Just curious, since Lasker's games are probably my favorites.
MikeO, I don't have the Forster et al
doorstopbook, though I probably would if my German were up to speed. But that's a huge and expensive volume; this is a fine everyday book for the "regular" chess fan.Gotcha, thanks Dennis.
Just looked it up. $150 for the Forster tome from one site, 114 Euros from another. (Plus shipping.) Eek. Still, as I said, if my German were up to snuff, I'd get it.
I think I paid $150 for it, but for me it was sort of a must buy. (I love high quality Chess books, and Lasker is probably my favorite player.) It's expensive, but it's also the sort of book you rarely see anymore -- it's like a book from the 19th century.
They even got Kortchnoi to analyze a couple of Lasker's games, which is appropriate.
I'm really glad it exists. Lasker is one of the really interesting figures in Chess history, and there was really no high class and well researched book on him until this one.
But the one you review above looks really good for the more casual fans. :)

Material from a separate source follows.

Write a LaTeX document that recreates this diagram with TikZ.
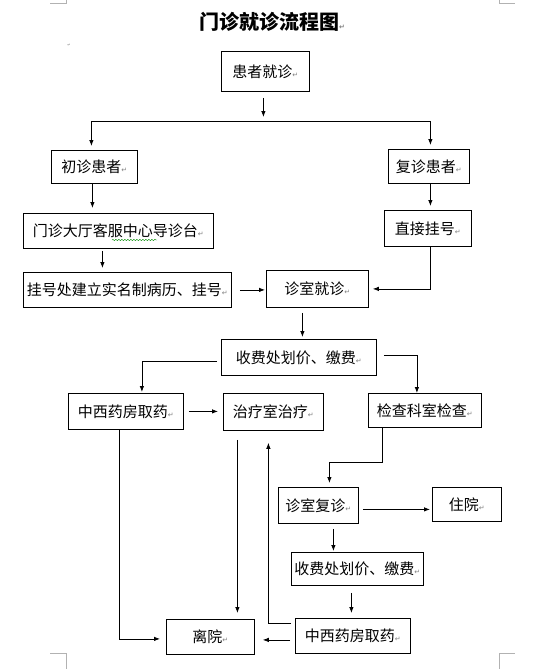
\documentclass[tikz,border=0pt]{standalone}
\usepackage{fontspec}
\newfontfamily\cjk{Noto Sans CJK SC}
\newfontfamily\dejavu{DejaVu Sans}
\usetikzlibrary{arrows.meta,decorations.pathmorphing}
\newcommand\parmk{{\dejavu\fontsize{7}{7}\selectfont\textcolor{gray}{↵}}}
\begin{document}
\begin{tikzpicture}[x=1pt,y=-1pt,
  box/.style={draw, line width=0.8pt, inner sep=0pt, anchor=north west, font=\cjk\fontsize{15}{15}\selectfont},
  arr/.style={line width=0.8pt, -{Latex[length=6pt,width=4.5pt]}},
  ln/.style={line width=0.8pt},
  crn/.style={line width=0.6pt, draw=gray!60}]
\useasboundingbox[fill=white] (0,0) rectangle (542,669);
% page corner marks
\draw[crn] (50,3) -- (66,3) -- (66,0);
\draw[crn] (499,0) -- (499,3) -- (515,3);
\draw[crn] (50,653) -- (66,653) -- (66,669);
\draw[crn] (499,669) -- (499,653) -- (515,653);
% title
\node[font=\cjk\bfseries\fontsize{20}{20}\selectfont] (title) at (272,22) {门诊就诊流程图\parmk};
\node[font=\dejavu\fontsize{4}{4}\selectfont, text=gray] (pm) at (69,45) {↵};
% boxes
\node[box, minimum width=88pt, minimum height=40pt] (n1) at (221,51) {患者就诊\parmk};
\node[box, minimum width=86pt, minimum height=33pt] (n2) at (51,150) {初诊患者\parmk};
\node[box, minimum width=81pt, minimum height=34pt] (n3) at (388,149) {复诊患者\parmk};
\node[box, minimum width=190pt, minimum height=35pt] (n4) at (23,213) {门诊大厅客服中心导诊台\parmk};
\node[box, minimum width=87pt, minimum height=36pt] (n5) at (384,210) {直接挂号\parmk};
\node[box, minimum width=208pt, minimum height=35pt] (n6) at (23,272) {挂号处建立实名制病历、挂号\parmk};
\node[box, minimum width=102pt, minimum height=37pt] (n7) at (266,270) {诊室就诊\parmk};
\node[box, minimum width=155pt, minimum height=36pt] (n8) at (221,339) {收费处划价、缴费\parmk};
\node[box, minimum width=115pt, minimum height=36pt] (n9) at (68,393) {中西药房取药\parmk};
\node[box, minimum width=100pt, minimum height=37pt] (n10) at (223,393) {治疗室治疗\parmk};
\node[box, minimum width=113pt, minimum height=34pt] (n11) at (368,393) {检查科室检查\parmk};
\node[box, minimum width=80pt, minimum height=36pt] (n12) at (278,487) {诊室复诊\parmk};
\node[box, minimum width=69pt, minimum height=34pt] (n13) at (432,487) {住院\parmk};
\node[box, minimum width=132pt, minimum height=33pt] (n14) at (291,552) {收费处划价、缴费\parmk};
\node[box, minimum width=115pt, minimum height=35pt] (n15) at (295,618) {中西药房取药\parmk};
\node[box, minimum width=88pt, minimum height=35pt] (n16) at (166,619) {离院\parmk};
% spell-check wavy underline
\draw[green!55!black, line width=0.4pt, decorate, decoration={snake, amplitude=0.7pt, segment length=3pt}] (112,240) -- (157,240);
% connectors
\coordinate (j1) at (263,121);
\draw[arr, shorten <=6pt, shorten >=4pt] ([xshift=-2pt]n1.south) -- ([xshift=-2pt]n1.south |- j1);
\draw[arr, shorten >=4pt] (j1) -| ([xshift=-3pt]n2.north);
\draw[arr, shorten >=4pt] (j1) -| ([xshift=1.5pt]n3.north);
\draw[arr, shorten >=5pt] ([xshift=-2pt]n2.south) -- ([xshift=-2pt]n2.south |- n4.north);
\draw[arr, shorten >=4pt] ([xshift=1.5pt]n3.south) -- ([xshift=1.5pt]n3.south |- n5.north);
\draw[arr, shorten <=2pt, shorten >=4pt] ([xshift=-16pt]n4.south) -- ([xshift=-16pt]n4.south |- n6.north);
\draw[arr, shorten <=8pt, shorten >=1pt] (n6.east) -- (n6.east -| n7.west);
\draw[arr, shorten >=4pt] ([xshift=2.5pt]n5.south) |- (n7.east);
\draw[arr, shorten <=5pt, shorten >=2pt] ([xshift=-15pt]n7.south) -- ([xshift=-15pt]n7.south |- n8.north);
\draw[arr, shorten <=4pt, shorten >=1pt] ([yshift=-4pt]n8.west) -| ([xshift=16pt]n9.north);
\draw[arr, shorten <=7pt] ([yshift=2pt]n8.east) -| ([xshift=-8pt]n11.north);
\draw[arr, shorten <=5pt, shorten >=5pt] (n9.east) -- (n9.east -| n10.west);
\draw[arr, shorten >=6pt] ([xshift=-7pt]n9.south) |- ([yshift=-2pt]n16.west);
\draw[arr, shorten <=9pt, shorten >=6pt] ([xshift=-36pt]n10.south) -- ([xshift=-36pt]n10.south |- n16.north);
\draw[arr, shorten >=12pt] ([xshift=-4pt,yshift=-5pt]n15.north west) -| ([xshift=-5pt]n10.south);
\draw[arr, shorten >=4pt] ([xshift=-43pt]n11.south) -- ++(0,35) -| ([xshift=11pt]n12.north);
\draw[arr, shorten <=4pt, shorten >=2pt] ([yshift=-4pt]n12.east) -- ([yshift=-4pt]n12.east -| n13.west);
\draw[arr, shorten <=5pt, shorten >=1pt] ([xshift=15pt]n12.south) -- ([xshift=15pt]n12.south |- n14.north);
\draw[arr, shorten <=7pt, shorten >=5pt] ([xshift=-6pt]n14.south) -- ([xshift=-6pt]n14.south |- n15.north);
\draw[arr, shorten <=5pt, shorten >=8pt] ([yshift=-4pt]n15.west) -- ([yshift=-4pt]n15.west -| n16.east);
\end{tikzpicture}
\end{document}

For those who like digging around old book stores or e-bay I remember that Fred Reinfeld and Ruben Fine did a book(s) on Laskers career back in the 1930's called Lasker's Chess Career
[DM: The new book is way better than that. Get this book and Soltis's and let the other one fade into obscurity.]
What was the cause of Lasker's death? Hannak just mention "his illness.
Also, according to Hannak Marta was at his side when he passed, but other authors put the dead of Martha in 1939. Who is wrong?